Todo es engaño y accidente, incertidumbre y oscuridad, y la novela usual, por ejemplo la fórmula picaresca que finge seguir, no le basta para sus fines; incluye además unas viñetas de estilo boccacciano, y sobre todo anula el mismo vehículo novelesco. La manera de contarse hace así mucho más destructiva de lo que se cuenta, el envoltorio condiciona el contenido de una forma tan radical que durante largos años, mientras escriben Balzac, Flaubert y tantos otros, este intento parecerá una aberración.

Literariamente hablando, discutirlo podría llevar muy lejos, pero Diderot no se sitúa en el terreno de la literatura. Si se complace en no atar cabos sueltos, en interpelar festivamente al lector diciéndole que todo puede suceder o haber sucedido, lo mismo una cosa que su contrario, está tratando de convencemos de que tanto en la novela como en la vida lo que pasa se debe más que a la libertad, al capricho, al puro antojo. Y la única explicación que se nos ofrece es la que Jacques atribuye a todos los sucesos, el fatalismo.

Diderot se esconde tras la voz del novelista, representando a un Dios absurdo al que escarnece en el dislate de la acción, tan desganada e inciertamente gobernada por él; un Dios risible, más aún, impensable, imagen bufa de la Providencia, que permite que todo vaya manga por hombro porque sí, dejando abiertas todas las posibilidades de la realidad y despreocupándose frívolamente de sus consecuencias. Lo más parecido al azar, de ahí que ese Dios irrisorio equivalga a una declaración de ateísmo.

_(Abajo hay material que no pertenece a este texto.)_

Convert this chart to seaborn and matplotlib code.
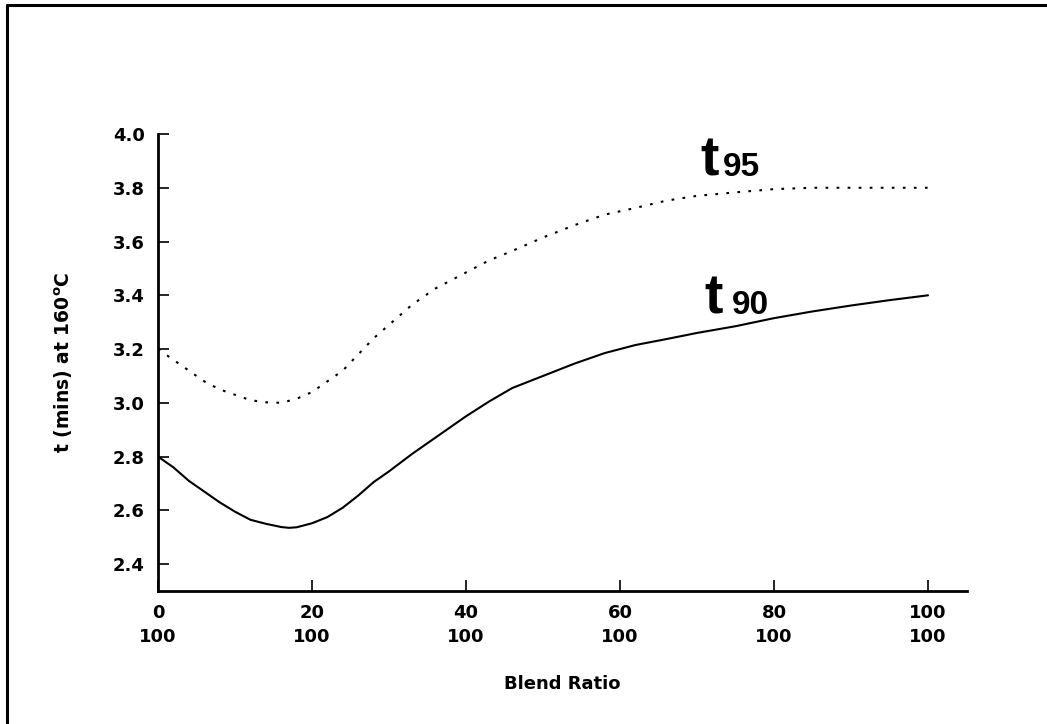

La literatura y sus juegos se hacen de este modo alegoría teológica, la novela y la vida se hermanan en un revoltillo en el que sólo hay irregularidad y desarreglo, caos, excepto en la mente del escritor que lo concibe, le da forma —aquí está el libro que leemos— y se esfuerza por demostrar con palabras significativas que no hay significación posible. Que las palabras y las ideas que contienen son el único punto de apoyo en medio del vacío del universo.

Sin duda Diderot, con la lucidez intelectual que le caracteriza, que es una lucidez desencarnada, como deshabitada de sentimientos, intuyó algo fundamental: que cualquier representación novelesca de un orden humano, por complejo que sea, e incluso en la medida en que sea más complejo, es admitir un Orden con mayúscula, como una sombra de Dios. Y que para borrar su rastro hay que hacer imposible la novela, espejo metafórico de la realidad.